Mark Strand, Almost Invisible
photo: Timothy Greenfield-Sanders

Whenever the giants turned in for the night, taking their huge toys with them, we were left nothing to play with, and slept under sofas and chairs. The gift of bigness would never be ours. This was a truth against which we had tried again and again to turn our tiny backs, and each time had failed. Undone by sorrow, some of us found solace in prayer, and others, like ourselves, chose to follow wild dogs through the dark, moose-crowded woods of the northland, nursing our hurt until we dropped.

Almost Invisible is a collection of short prose poems by former U.S. poet laureate Mark Strand published at the beginning of 2012. It collects works from, among other publications, Slate (“The Engima of the Infinitesimal” and “Every So Many Hundred Years Hence“), LIttle Star (“The Students of the Ineffable” and “The Triumph of the Infinite”), and Poetry (“Futility in Key West,” “Mystery and Solitude in Topeka,” “No Words Can Describe It,” “The Minister of Culture Gets His Wish,” and “The Mysterious Arrival of an Unusual Letter“).
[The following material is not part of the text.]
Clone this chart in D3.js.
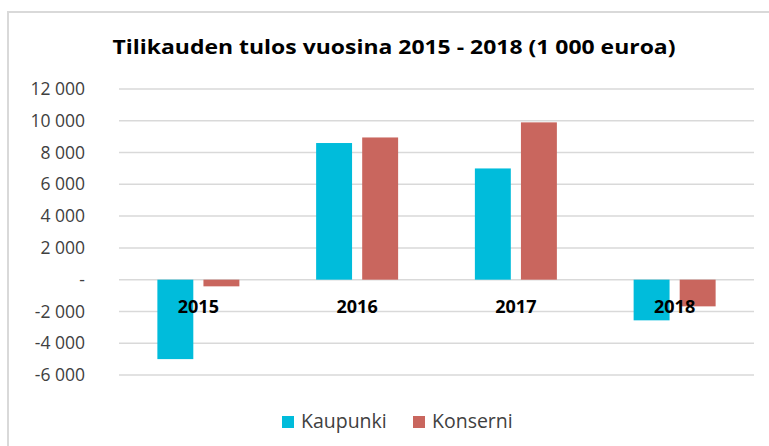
<!DOCTYPE html>
<html>
<head>
<meta charset="utf-8">
<script src="https://cdn.jsdelivr.net/npm/d3@7"></script>
<style>
  body { margin: 0; background: #fff; }
  text { font-family: "Open Sans", sans-serif; }
</style>
</head>
<body>
<div id="chart"></div>
<script>
// data
var years = ["2015", "2016", "2017", "2018"];
var seriesNames = ["Kaupunki", "Konserni"];
var kaupunki = [-5000, 8600, 7000, -2560];
var konserni = [-420, 8950, 9900, -1680];
var yTicks = [-6000, -4000, -2000, 0, 2000, 4000, 6000, 8000, 10000, 12000];
var colors = ["#00BCDB", "#C9665E"];

var W = 769, H = 446;
var margin = { top: 89, right: 15, bottom: 71, left: 119 },
    width = W - margin.left - margin.right,
    height = 286;

var svg = d3.select("#chart")
    .append("svg")
    .attr("width", W)
    .attr("height", H);

// frame of the chart area
svg.append("rect")
    .attr("x", 8).attr("y", 12)
    .attr("width", W).attr("height", H)
    .attr("fill", "none")
    .attr("stroke", "#d9d9d9")
    .attr("stroke-width", 2);

// title
svg.append("text")
    .attr("x", 394).attr("y", 54)
    .attr("text-anchor", "middle")
    .attr("font-size", 20)
    .attr("font-weight", 700)
    .attr("fill", "#000")
    .attr("textLength", 563)
    .attr("lengthAdjust", "spacingAndGlyphs")
    .text("Tilikauden tulos vuosina 2015 - 2018 (1 000 euroa)");

var g = svg.append("g")
    .attr("transform", "translate(" + margin.left + "," + margin.top + ")");

var y = d3.scaleLinear()
    .domain([-6000, 12000])
    .range([height, 0]);

var x0 = d3.scaleBand()
    .domain(years)
    .range([0, width]);

var x1 = d3.scaleBand()
    .domain(seriesNames)
    .range([0, 82])
    .paddingInner(0.22);

// gridlines
g.selectAll(".grid")
    .data(yTicks)
    .enter()
    .append("line")
    .attr("x1", 0).attr("x2", width)
    .attr("y1", function (d) { return y(d); })
    .attr("y2", function (d) { return y(d); })
    .attr("stroke", "#d9d9d9")
    .attr("stroke-width", 1.5);

// y tick labels, space as thousands separator, zero shown as a dash
g.selectAll(".ylab")
    .data(yTicks)
    .enter()
    .append("text")
    .attr("x", -34)
    .attr("y", function (d) { return y(d); })
    .attr("dy", "0.35em")
    .attr("text-anchor", "end")
    .attr("font-size", 17.5)
    .attr("fill", "#404040")
    .text(function (d) { return d === 0 ? "-" : d3.format(",")(d).replace(/,/g, " ").replace("\u2212", "-"); });

// bars
var values = [kaupunki, konserni];
var groups = g.selectAll(".year")
    .data(years)
    .enter()
    .append("g")
    .attr("transform", function (d) {
        return "translate(" + (x0(d) + x0.bandwidth() / 2 - 41) + ",0)";
    });

groups.selectAll("rect")
    .data(function (d, i) {
        return seriesNames.map(function (s, j) { return { s: s, v: values[j][i], c: colors[j] }; });
    })
    .enter()
    .append("rect")
    .attr("x", function (d) { return x1(d.s); })
    .attr("width", x1.bandwidth())
    .attr("y", function (d) { return y(Math.max(0, d.v)); })
    .attr("height", function (d) { return Math.abs(y(d.v) - y(0)); })
    .attr("fill", function (d) { return d.c; });

// category labels sit just below the zero line
g.selectAll(".xlab")
    .data(years)
    .enter()
    .append("text")
    .attr("x", function (d) { return x0(d) + x0.bandwidth() / 2; })
    .attr("y", y(0) + 33)
    .attr("text-anchor", "middle")
    .attr("font-size", 18)
    .attr("font-weight", 700)
    .attr("fill", "#000")
    .text(function (d) { return d; });

// legend
var legend = svg.append("g");
var legendX = [282, 413];
seriesNames.forEach(function (s, i) {
    legend.append("rect")
        .attr("x", legendX[i]).attr("y", 416)
        .attr("width", 12).attr("height", 12)
        .attr("fill", colors[i]);
    legend.append("text")
        .attr("x", legendX[i] + 19).attr("y", 428)
        .attr("font-size", 19.5)
        .attr("fill", "#404040")
        .text(s);
});
</script>
</body>
</html>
Oh, and five poems in Boston Review, where Nicholas Christopher praises Strand for his “clean lines, taut narratives, and carefully framed mise-en-scènes.” I’d add only that they have for me the surreal specificity of dream images—sharp, distinct tableaux of things that shouldn’t quite fit together yet somehow do, and in doing so impress themselves upon your memory.